• _To do_
Extract every line that contains the word "with".
● ● ● ● ● ● ●
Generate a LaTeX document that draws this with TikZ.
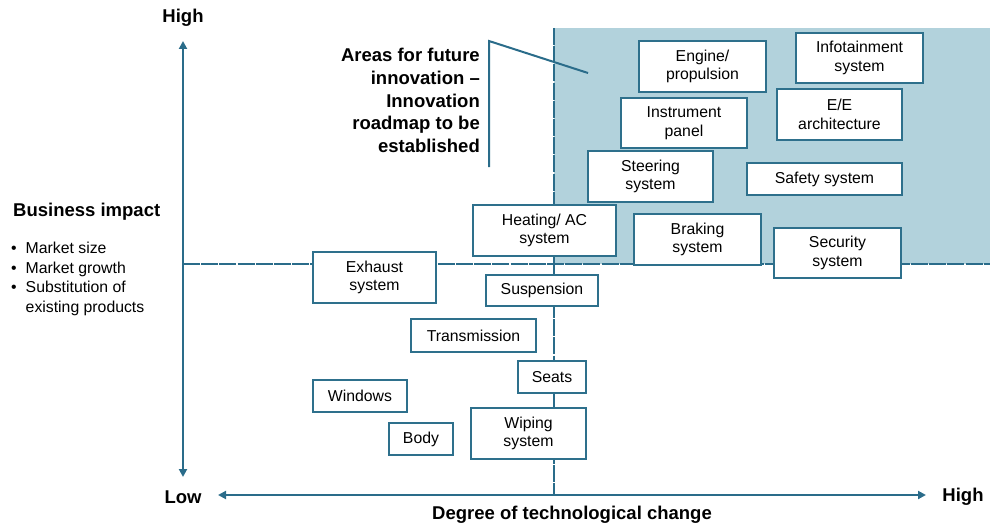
\documentclass[tikz,border=0pt]{standalone}
\usepackage{fontspec}
\setmainfont{Liberation Sans}
\usetikzlibrary{arrows.meta}
\definecolor{shadecol}{RGB}{178,210,220}
\definecolor{axiscol}{RGB}{42,108,138}
\definecolor{boxline}{RGB}{46,112,140}
\tikzset{
  itembox/.style={draw=boxline, line width=1.3pt, fill=white, inner sep=0pt, align=center,
    font=\fontsize{15.8}{18.5}\selectfont},
  gridline/.style={draw=axiscol, line width=1.3pt, dash pattern=on 17pt off 1.2pt},
  axisline/.style={draw=axiscol, line width=2pt, {Triangle[length=8pt,width=8pt]}-{Triangle[length=8pt,width=8pt]}},
  boldlabel/.style={font=\bfseries\fontsize{18.5}{22.75}\selectfont, inner sep=0pt},
  calloutline/.style={draw=axiscol, line width=2pt}
}
\begin{document}
\begin{tikzpicture}[x=1pt,y=-1pt]
\useasboundingbox (0,0) rectangle (990,527);
% shaded area
\fill[shadecol] (554,28) rectangle (990,264);
% grid lines
\coordinate (hl) at (183,264);
\coordinate (hr) at (990,264);
\coordinate (vt) at (554,28);
\coordinate (vb) at (554,495);
\draw[gridline] (hl) -- (hr);
\draw[gridline] (vt) -- (vb);
% axes
\coordinate (yb) at (183,477);
\coordinate (yt) at (183,41);
\coordinate (xl) at (218,495);
\coordinate (xr) at (926,495);
\draw[axisline] (yb) -- (yt);
\draw[axisline] (xl) -- (xr);
% axis labels
\node[boldlabel] (hightop) at (183,18) {High};
\node[boldlabel] (low) at (183,497) {Low};
\node[boldlabel] (highright) at (963,497) {High};
\node[boldlabel] (xlabel) at (572,515) {Degree of technological change};
\node[boldlabel, anchor=west] (ylabel) at (13,212) {Business impact};
\node[anchor=north west, inner sep=0pt, font=\fontsize{15.8}{19.5}\selectfont] (bullets) at (11,240)
  {\begin{tabular}{@{}l@{\hskip 9pt}l@{}}
   \textbullet & Market size\\
   \textbullet & Market growth\\
   \textbullet & Substitution of\\
               & existing products
   \end{tabular}};
% items
\node[itembox, minimum width=127pt, minimum height=51pt] (eng) at (702.5,66.5) {Engine/\\propulsion};
\node[itembox, minimum width=127pt, minimum height=50pt] (info) at (859.5,58) {Infotainment\\system};
\node[itembox, minimum width=126pt, minimum height=50pt] (instr) at (684,123) {Instrument\\panel};
\node[itembox, minimum width=125pt, minimum height=51pt] (ee) at (839.5,114.5) {E/E\\architecture};
\node[itembox, minimum width=125pt, minimum height=51pt] (steer) at (650.5,176.5) {Steering\\system};
\node[itembox, minimum width=155pt, minimum height=32pt] (safety) at (824.5,179) {Safety system};
\node[itembox, minimum width=143pt, minimum height=51pt] (heat) at (544.5,230.5) {Heating/ AC\\system};
\node[itembox, minimum width=127pt, minimum height=51pt] (brake) at (697.5,239.5) {Braking\\system};
\node[itembox, minimum width=127pt, minimum height=50pt] (secur) at (837.5,253) {Security\\system};
\node[itembox, minimum width=123pt, minimum height=51pt] (exhaust) at (374.5,277.5) {Exhaust\\system};
\node[itembox, minimum width=112pt, minimum height=31pt] (susp) at (542,290.5) {Suspension};
\node[itembox, minimum width=125pt, minimum height=33pt] (trans) at (473.5,335.5) {Transmission};
\node[itembox, minimum width=68pt, minimum height=32pt] (seats) at (552,377) {Seats};
\node[itembox, minimum width=94pt, minimum height=32pt] (windows) at (360,396) {Windows};
\node[itembox, minimum width=64pt, minimum height=32pt] (body) at (421,439) {Body};
\node[itembox, minimum width=115pt, minimum height=51pt] (wiping) at (528.5,433.5) {Wiping\\system};
% callout
\node[boldlabel, anchor=east, align=right] (callout) at (480,100.5)
  {Areas for future\\innovation --\\Innovation\\roadmap to be\\established};
\coordinate (ctop) at (489,41);
\coordinate (cbot) at (489,167);
\coordinate (ctip) at (588,73);
\draw[calloutline] (cbot) -- (ctop) -- (ctip);
\end{tikzpicture}
\end{document}
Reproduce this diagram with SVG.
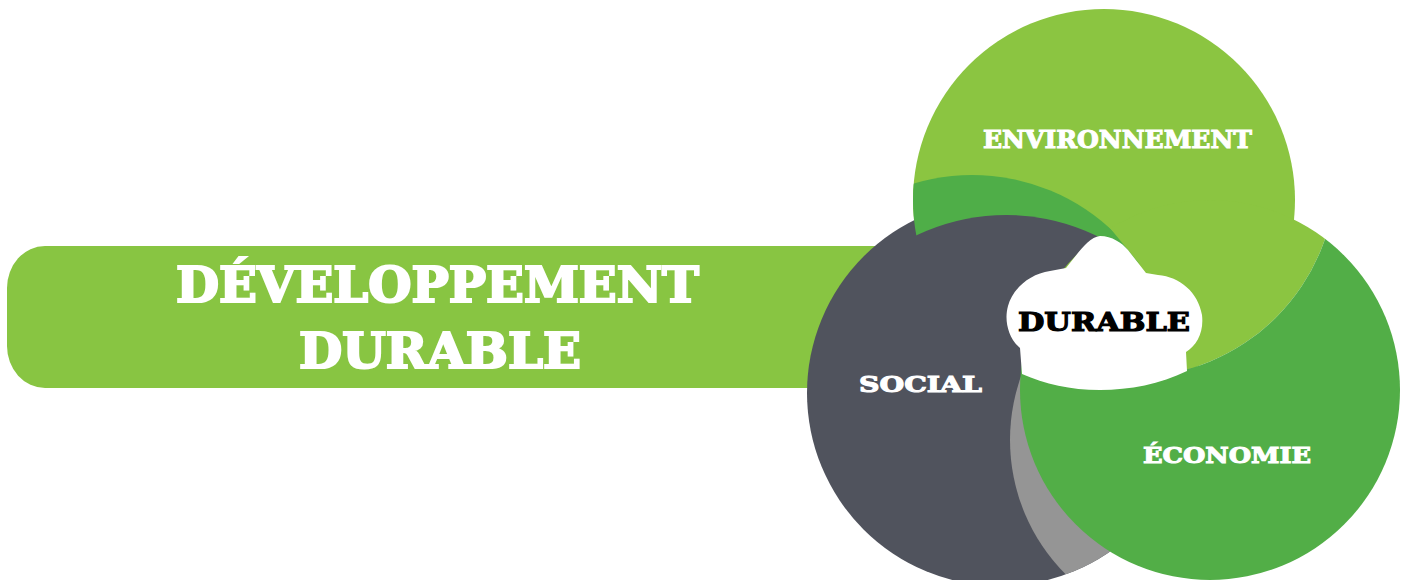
<svg xmlns="http://www.w3.org/2000/svg" width="1408" height="580" viewBox="0 0 1408 580">
  <style>
    .t { font-family: "DejaVu Serif", "Liberation Serif", serif; font-weight: bold; }
    .w { fill: #ffffff; stroke: #ffffff; }
    .k { fill: #000000; stroke: #000000; }
  </style>
  <defs>
    <clipPath id="clipE"><circle cx="1104" cy="200" r="191"/></clipPath>
    <clipPath id="clipS"><circle cx="1000" cy="393" r="193"/></clipPath>
    <clipPath id="clipC"><circle cx="1210" cy="390" r="190"/></clipPath>
    <clipPath id="clipBandEnd"><polygon points="0,0 923,0 1160,289 1160,580 0,580"/></clipPath>
    <mask id="notBdown" maskUnits="userSpaceOnUse" x="0" y="0" width="1408" height="580">
      <rect x="0" y="0" width="1408" height="580" fill="#ffffff"/>
      <circle cx="1006" cy="422" r="207" fill="#000000"/>
    </mask>
    <mask id="notEshift" maskUnits="userSpaceOnUse" x="0" y="0" width="1408" height="580">
      <rect x="0" y="0" width="1408" height="580" fill="#ffffff"/>
      <circle cx="1132" cy="173" r="204" fill="#000000"/>
    </mask>
  </defs>

  <g id="title-bar">
    <rect x="7" y="246" width="950" height="142" rx="38" ry="42" fill="#88C542"/>
    <text class="t w" x="176" y="302" font-size="48" stroke-width="2.2" textLength="523" lengthAdjust="spacingAndGlyphs">DÉVELOPPEMENT</text>
    <text class="t w" x="299" y="368" font-size="48" stroke-width="2.2" textLength="282" lengthAdjust="spacingAndGlyphs">DURABLE</text>
  </g>

  <g id="environnement">
    <circle cx="1104" cy="200" r="191" fill="#8BC541"/>
  </g>

  <g id="social">
    <circle cx="1000" cy="393" r="193" fill="#50535D"/>
  </g>

  <g id="overlaps">
    <circle cx="1200" cy="440" r="190" fill="#959595" clip-path="url(#clipS)"/>
    <circle cx="1132" cy="173" r="204" fill="#8BC541" clip-path="url(#clipC)"/>
  </g>

  <g id="economie">
    <circle cx="1210" cy="390" r="190" fill="#52AE47" mask="url(#notEshift)"/>
  </g>

  <g id="overlaps-top">
    <g clip-path="url(#clipE)">
      <g clip-path="url(#clipBandEnd)">
        <circle cx="972" cy="380" r="205" fill="#4FAE48" mask="url(#notBdown)"/>
      </g>
    </g>
  </g>

  <g id="durable-cloud">
    <path d="M 1022,374 L 1020,348 C 1008,338 1004,320 1008,306 C 1013,288 1030,274 1050,271 L 1066,268 C 1077,255 1088,237 1100,236 C 1112,236 1122,243 1128,250 L 1146,273 L 1158,275 C 1180,277 1198,292 1202,315 C 1204,332 1197,345 1186,352 L 1187,371 C 1160,384 1130,390 1100,390 C 1070,390 1045,384 1022,374 Z" fill="#ffffff"/>
    <text class="t k" x="1018" y="331" font-size="26" stroke-width="1.2" textLength="172" lengthAdjust="spacingAndGlyphs">DURABLE</text>
  </g>

  <g id="labels">
    <text class="t w" x="983" y="148" font-size="25" stroke-width="1.1" textLength="269" lengthAdjust="spacingAndGlyphs">ENVIRONNEMENT</text>
    <text class="t w" x="859" y="392" font-size="23" stroke-width="1.1" textLength="123" lengthAdjust="spacingAndGlyphs">SOCIAL</text>
    <text class="t w" x="1143" y="463" font-size="23" stroke-width="1.1" textLength="168" lengthAdjust="spacingAndGlyphs">ÉCONOMIE</text>
  </g>
</svg>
● ● ● ● ● ● ●
• _Exercise output_
Generate a LaTeX document that draws this with TikZ.
Reproduce this diagram with SVG.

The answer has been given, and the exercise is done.